Ford Stock Drops 18% as EV Push Kills Traditional Auto Jobs
Ford's electric vehicle transition is forcing thousands of workers to retrain while investors worry about execution. The shift reveals how entire industries are being remade.
The Assembly Line Isn't What It Used to Be
Ford's stock has dropped 18% since January, and it's not just about quarterly earnings. The company is in the middle of the biggest transformation since Henry Ford invented the assembly line. Traditional auto manufacturing jobs are disappearing faster than you can say "Model T."
Walk into Ford's Rouge Complex in Dearborn today and you'll see something different. Where welders once assembled F-150 frames, software engineers now program battery management systems. The company has cut 3,000 traditional manufacturing positions while adding 2,500 tech roles in the past year alone.
This isn't just Ford's story. It's happening across Detroit and beyond.
When Your Wrench Becomes a Laptop
The numbers tell the tale. Ford spent $2.1 billion on EV development last quarter, but that money isn't going to the same workers who built gas engines for decades.
A traditional auto assembly worker earned about $28 per hour. The new EV technicians start at $35, but they need coding skills and electrical engineering knowledge.
That's great if you can make the jump. Not so great if you've been tightening bolts for 20 years and need to understand lithium-ion chemistry.
Ford has partnered with community colleges to retrain workers, spending $150 million on education programs. Only about 40% of workers who enter these programs complete them and land new roles within the company.
The rest compete in a job market where unemployment sits at 4.3% and there are 6.9 million openings. That sounds good until you realize most of those openings require skills that didn't exist when these workers started their careers.
The Stock Market Sees the Struggle
Ford stock reflects this messy transition. Investors love the EV story in theory. Tesla proved there's money in electric cars. But Ford isn't Tesla, and that's becoming obvious.
The company's EV division lost $1.3 billion in the first quarter. Their traditional truck business still prints money, generating $3.7 billion in operating profit. Wall Street is asking the obvious question: why mess with what works?
Because they have to. California banned gas car sales starting in 2035. Europe is doing the same. China, Ford's second-biggest market, is already 30% electric.
But transitions are expensive and messy. Ford's burning through cash to build new factories while their old ones sit half-empty. They're paying to retrain workers while also hiring new ones. It's like renovating your house while you're still living in it.

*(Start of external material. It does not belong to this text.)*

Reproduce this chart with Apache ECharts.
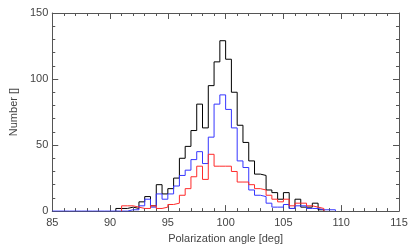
<!DOCTYPE html>
<html>
<head>
<meta charset="utf-8">
<script src="https://cdn.jsdelivr.net/npm/echarts@6/dist/echarts.min.js"></script>
<style>
html,body{margin:0;padding:0;background:#fff;}
#c{width:415px;height:249px;}
</style>
</head>
<body>
<div id="c"></div>
<script>
// Left edges of the 0.5-degree bins
const binStarts = [85,85.5,86,86.5,87,87.5,88,88.5,89,89.5,
  90,90.5,91,91.5,92,92.5,93,93.5,94,94.5,95,95.5,96,96.5,97,97.5,98,98.5,99,99.5,
  100,100.5,101,101.5,102,102.5,103,103.5,104,104.5,105,105.5,106,106.5,107,107.5,108,108.5,109,109.5];
const binWidth = 0.5;
const blackCounts = [null,null,null,null,null,null,null,null,null,null,
  null,2,2,3,2,7,11,4,20,13,17,25,40,49,61,81,63,95,113,129,
  115,90,65,52,38,28,27,16,14,9,14,2,9,3,3,6,1,null,null,null];
const blueCounts = [0,0,0,0,0,0,0,0,0,0,
  0,0,0,1,1,4,9,3,13,9,13,19,27,31,39,45,36,56,81,88,
  77,63,38,33,16,12,11,6,3,3,5,2,4,4,2,2,1,1,1,null];
const redCounts = [null,null,null,null,null,null,null,null,null,null,
  null,null,4,4,3,2,2,4,2,3,5,6,12,17,26,34,24,43,34,34,
  34,30,22,22,20,17,16,12,9,7,9,4,6,6,4,3,2,null,null,null];
const xTicks = [85,90,95,100,105,110,115];
const yTicks = [0,50,100,150];

function stepData(counts){
  const pts = [];
  let first = -1, last = -1;
  counts.forEach((v,i)=>{ if(v!==null){ if(first<0) first=i; last=i; } });
  pts.push([binStarts[first], 0]);
  for(let i=first;i<=last;i++) pts.push([binStarts[i], counts[i]]);
  pts.push([binStarts[last]+binWidth, 0]);
  return pts;
}

const axisColor = '#555';
const labelStyle = {color:'#444', fontFamily:'Liberation Sans', fontSize:11};
function xAx(pos, show){
  return {
    type:'value', position:pos, min:xTicks[0], max:xTicks[xTicks.length-1], interval:5,
    axisLine:{show:true, onZero:false, lineStyle:{color:axisColor, width:1}},
    axisTick:{show:true, inside:true, length:6, lineStyle:{color:axisColor}},
    minorTick:{show:true, splitNumber:5, length:3, lineStyle:{color:axisColor}},
    splitLine:{show:false},
    axisLabel:Object.assign({show:show, margin:6}, labelStyle),
    name: show ? 'Polarization angle [deg]' : '',
    nameLocation:'middle', nameGap:20,
    nameTextStyle:{color:'#444', fontFamily:'Liberation Sans', fontSize:11}
  };
}
function yAx(pos, show){
  return {
    type:'value', position:pos, min:yTicks[0], max:yTicks[yTicks.length-1], interval:50,
    axisLine:{show:true, onZero:false, lineStyle:{color:axisColor, width:1}},
    axisTick:{show:true, inside:true, length:6, lineStyle:{color:axisColor}},
    minorTick:{show:true, splitNumber:5, length:3, lineStyle:{color:axisColor}},
    splitLine:{show:false},
    axisLabel:Object.assign({show:show, margin:4}, labelStyle),
    name: show ? 'Number []' : '',
    nameLocation:'middle', nameGap:31,
    nameTextStyle:{color:'#444', fontFamily:'Liberation Sans', fontSize:11}
  };
}
function series(name, counts, color){
  return {
    name, type:'line', step:'end', data:stepData(counts), showSymbol:false, symbol:'none',
    xAxisIndex:0, yAxisIndex:0, animation:false,
    lineStyle:{color, width:1}, z:2
  };
}
const chart = echarts.init(document.getElementById('c'), null, {renderer:'canvas'});
chart.setOption({
  backgroundColor:'#fff',
  animation:false,
  grid:{left:52, right:16, top:13, bottom:33},
  xAxis:[xAx('bottom', true), xAx('top', false)],
  yAxis:[yAx('left', true), yAx('right', false)],
  series:[
    series('all', blackCounts, '#000000'),
    series('blue', blueCounts, '#3535ff'),
    series('red', redCounts, '#ff2a2a')
  ]
});
</script>
</body>
</html>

What This Means for Your Portfolio
If you own Ford stock, you're betting on a 120-year-old company to reinvent itself. The good news? They have $26 billion in cash and strong credit. The bad news? They're competing against companies that were born electric.
The broader lesson affects more than just auto stocks. When entire industries shift this fast, somebody gets left behind. Sometimes it's workers. Sometimes it's investors. Often it's both.
Look at what's happening beyond Ford. GM is making similar moves. Stellantis is pouring money into battery plants. Even Toyota, which dragged its feet on EVs, is now scrambling to catch up.
This creates opportunities and risks across the economy. Battery manufacturers are hiring like crazy. Lithium miners can't keep up with demand. But traditional auto suppliers? Many won't survive the transition.
The Human Cost of Progress
The stock charts don't show real people trying to figure out their next move. A 45-year-old line worker in Michigan can't just become a software engineer overnight. The retraining programs help, but they don't solve everything.
With consumer sentiment at 49.8 and gas prices at $4.49 per gallon, people are already feeling squeezed. Adding job uncertainty to the mix doesn't help anyone sleep better at night.
The irony is thick. Ford's EV push is partly about creating American jobs in a growing industry. But first, it has to destroy a lot of existing American jobs in a shrinking one.
This is creative destruction in real time. It's economically necessary and personally brutal.
What to Watch Next
Ford reports second-quarter earnings in July. The key number isn't revenue or even profit. It's how much they're still losing on each electric vehicle they sell. If that gap isn't shrinking, the stock will keep sliding.
Also watch the job numbers. Ford promised to hire 8,000 new workers for EV production by year-end. If they hit that target while keeping retraining programs on track, it signals they're managing the transition well.
For your own finances, think about which industries might face similar disruptions. Energy, banking, retail, and logistics are all being reshaped by technology. The companies that adapt survive. The ones that don't become cautionary tales.
If you work in any industry facing major changes, start learning new skills now. Don't wait for your employer to offer retraining. By then, you might be competing with everyone else who waited too long.